During the 19th Party Congress, the idea of implementing “the CMC Chairman Responsibility System” was finally added into the CCP’s Constitution — a move further consolidating the chairman’s power over the military. The idea of  “the CMC Chairman Responsibility System” has been incorporated both in China’s Constitution and the CCP’s Constitution.

The newly released CMC guideline claimed that  “the CMC Chairman Responsibility System” is a great achievement obtained by the CCP through experience and tradition. According to the guideline, the system can benefit “the military in the new age, the long-term peace and stability of the CCP and the country, and the future destiny of socialism with Chinese characteristics.”

Particularly in terms of Chairman Xi, The guideline emphasized:

[China’s military] must take Xi Jinping Thought on Socialism with Chinese Characteristics for a New Era as the guidance, fully implement Xi’s thinking on strengthening the military, follow the absolute leadership of the CCP… The whole military must be absolutely loyal, pure, and reliable to Xi and must follow Chairman Xi’s command, answer to his order, and never let him worry.

Notably, before the 19th Party Congress, while stressing Xi’s special role, CCP documents tended to use phrases like “maintaining the central authority and leadership of the CCP Central Committee with Xi Jinping as the core.” In comparison, the latest guideline didn’t bother to mention the Central Committee, but emphasized the military’s loyalty to Xi as an individual.

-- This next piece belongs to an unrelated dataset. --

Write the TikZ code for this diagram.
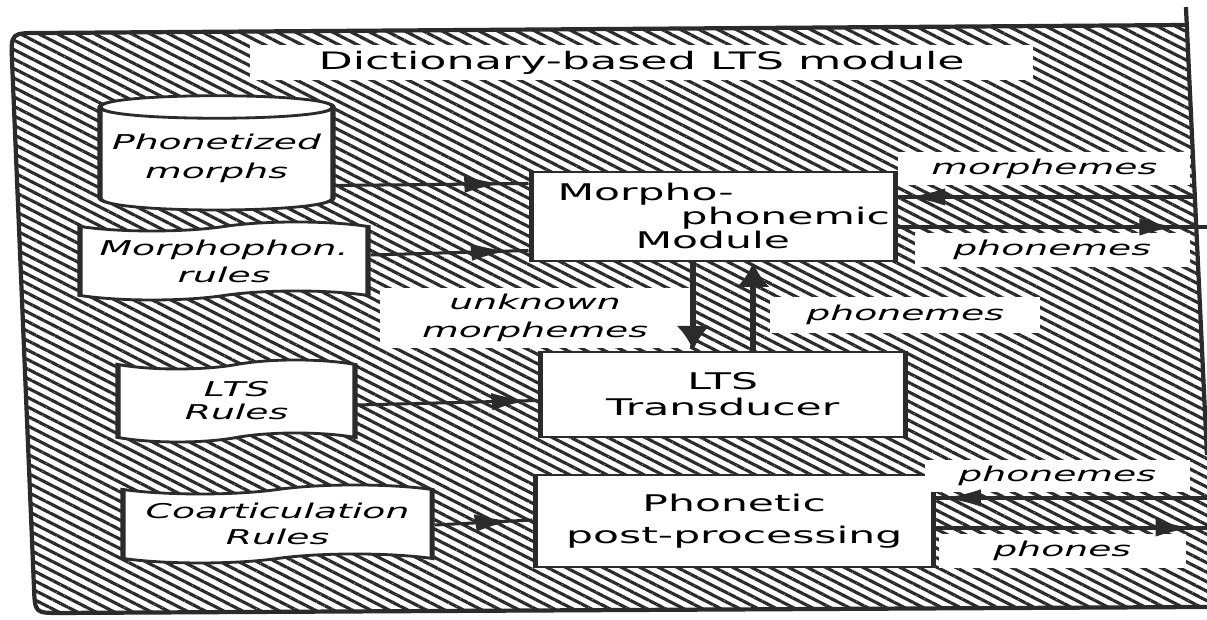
\documentclass[tikz,border=0pt]{standalone}
\usepackage{fontspec}
\setmainfont{DejaVu Sans}[ItalicFont={DejaVu Sans Oblique},BoldFont={DejaVu Sans Bold}]
\usetikzlibrary{patterns.meta,shapes.symbols,calc,decorations.markings,arrows.meta}
\definecolor{ink}{gray}{0.17}
\newcommand\fs[2]{\fontsize{#1pt}{#2pt}\selectfont}
\newcommand\pw[1]{#1*0.0162162cm}
\newcommand\ph[1]{#1*0.03cm}
\begin{document}
\begin{tikzpicture}[
  box/.style={draw=ink, line width=2.4pt, fill=white, inner sep=0pt},
  lbl/.style={fill=white, inner sep=0pt},
  ital/.style={font={\itshape\fs{17.4}{#1}}},
  upr/.style={font={\fs{19.6}{#1}}},
  harr/.style={draw=ink, line width=2.6pt, postaction=decorate,
    decoration={markings, mark=at position #1 with {\arrow{Latex[length=17pt,width=15pt]}}}},
  varr/.style={draw=ink, line width=2.6pt, -{Latex[length=21pt,width=15pt]}}
]
\useasboundingbox (0,0) rectangle (36.21cm,-18.6cm);
\fill[white] (0,0) rectangle (36.21cm,-18.6cm);
% frame and hatching
\begin{scope}[x=0.03cm,y=-0.03cm]
  \path[pattern={Lines[angle=-27,distance=7.2pt,line width=2.7pt]}, pattern color=ink]
    (1187,25) -- (40,33) .. controls (11,33) .. (12,60) -- (34,588)
    .. controls (35,613) .. (60,613) -- (1207,607) -- (1207,455) -- cycle;
  \draw[ink, line width=3.6pt] (1207,607) -- (60,613) .. controls (35,613) .. (34,588)
    -- (12,60) .. controls (11,33) .. (40,33) -- (1187,25);
  \draw[ink, line width=3.6pt] (1186,7) -- (1207,455);
\end{scope}
% content, stretched horizontally like the reference
\begin{scope}[x=0.0162162cm, y=-0.03cm, transform canvas={xscale=1.85}]
  % title
  \node[lbl, minimum width=\pw{783}, minimum height=\ph{35}, font={\fs{20.5}{24}}] (title) at (641.5,62.5) {Dictionary-based LTS module};
  % cylinder
  \draw[box] (100,107) -- (100,198) .. controls (100,214) and (333,214) .. (333,198)
    -- (333,107) .. controls (333,92) and (100,92) .. (100,107) -- cycle;
  \draw[ink, line width=2.4pt] (100,107) .. controls (100,122) and (333,122) .. (333,107);
  \node[inner sep=0pt, minimum width=\pw{233}, minimum height=\ph{103}, align=center, ital=24.8] (pm) at (216.5,158.5) {Phonetized\\morphs};
  % tapes
  \node[tape, box, minimum width=\pw{288}, minimum height=\ph{78}, tape bend height=\ph{9}, align=center, ital=23] (mr) at (224,261) {Morphophon.\\rules};
  \node[tape, box, minimum width=\pw{237}, minimum height=\ph{82}, tape bend height=\ph{9}, align=center, ital=19.6] (ltsr) at (236.5,401) {LTS\\Rules};
  \node[tape, box, minimum width=\pw{309}, minimum height=\ph{78}, tape bend height=\ph{9}, align=center, ital=22.2] (cr) at (277.5,524) {Coarticulation\\Rules};
  % process boxes
  \node[box, minimum width=\pw{364}, minimum height=\ph{89}] (mpm) at (713,216.5) {};
  \node[anchor=base west, inner sep=0pt, upr=23] (mpmA) at (557,201) {Morpho-};
  \node[anchor=base west, inner sep=0pt, upr=23] (mpmB) at (680,225) {phonemic};
  \node[anchor=base west, inner sep=0pt, upr=23] (mpmC) at (635,249) {Module};
  \node[box, minimum width=\pw{365}, minimum height=\ph{85}, align=center, upr=22.2] (ltst) at (722.5,394.5) {LTS\\Transducer};
  \node[box, minimum width=\pw{398}, minimum height=\ph{92}, align=center, upr=27.3] (ppp) at (734,521) {Phonetic\\post-processing};
  % labels
  \node[lbl, minimum width=\pw{292}, minimum height=\ph{33}, ital=22] (lm) at (1044,168.5) {morphemes};
  \node[lbl, minimum width=\pw{275}, minimum height=\ph{34}, ital=22] (lp) at (1052,250) {phonemes};
  \node[lbl, minimum width=\pw{310}, minimum height=\ph{60}, align=center, ital=24] (lu) at (535,318) {unknown\\morphemes};
  \node[lbl, minimum width=\pw{270}, minimum height=\ph{36}, ital=22] (lp2) at (905,315) {phonemes};
  \node[lbl, minimum width=\pw{265}, minimum height=\ph{32}, ital=22] (lp3) at (1057,476) {phonemes};
  \node[lbl, minimum width=\pw{247}, minimum height=\ph{34}, ital=22] (lph) at (1062,551) {phones};
  % input arrows
  \draw[harr=0.86] ($(pm.east)+(0,27)$) -- ($(mpm.west)+(0,-33)$);
  \draw[harr=0.87] ($(mr.east)+(0,-6)$) -- ($(mpm.west)+(0,34)$);
  \draw[harr=0.95] ($(ltsr.east)+(0,4)$) -- ($(ltst.west)+(0,6)$);
  \draw[harr=0.79] ($(cr.east)+(0,1)$) -- ($(ppp.west)+(0,-1)$);
  % vertical arrows
  \coordinate (d1) at ($(mpm.south)+(-20,0)$);
  \coordinate (u1) at ($(mpm.south)+(40,0)$);
  \draw[varr] (d1) -- (d1 |- ltst.north);
  \draw[varr] (u1 |- ltst.north) -- (u1);
  % right side arrows
  \coordinate (r1) at (1195,197);
  \coordinate (r2) at (1207,227);
  \coordinate (r3) at (1207,498);
  \coordinate (r4) at (1207,528);
  \draw[harr=0.965] (r1) -- (mpm.east |- r1);
  \draw[harr=0.9] (mpm.east |- r2) -- (r2);
  \draw[harr=0.97] (r3) -- (ppp.east |- r3);
  \draw[harr=0.945] (ppp.east |- r4) -- (r4);
\end{scope}
\end{tikzpicture}
\end{document}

Yet, while the centralization of Xi’s personal power over the military as well as the whole party is unquestionable after the 19th Party Congress, the repetitive references to the importance of the CMC Chairman Responsibility System” also imply that Xi hasn’t achieved full control over the military in reality. The title of the new guideline also hints that the system has so far failed to be implemented “in an all-around and profound way” as expected.

In March 2017, an official of the CMC Discipline Inspection Commission — the highest anti-graft organ within the military — published an article in a military magazine. The article revealed that Xu Caihou and Guo Boxiong — the two highest ranking military officials to have been brought down under the anti-corruption campaign launched by Xi — “openly defied and betrayed the CMC Chairman Responsibility System” when they were in office. Thus, the article called for “eliminating the baneful influence of Guo and Xu” within the military.  

It seems that the process of elimination is still under way.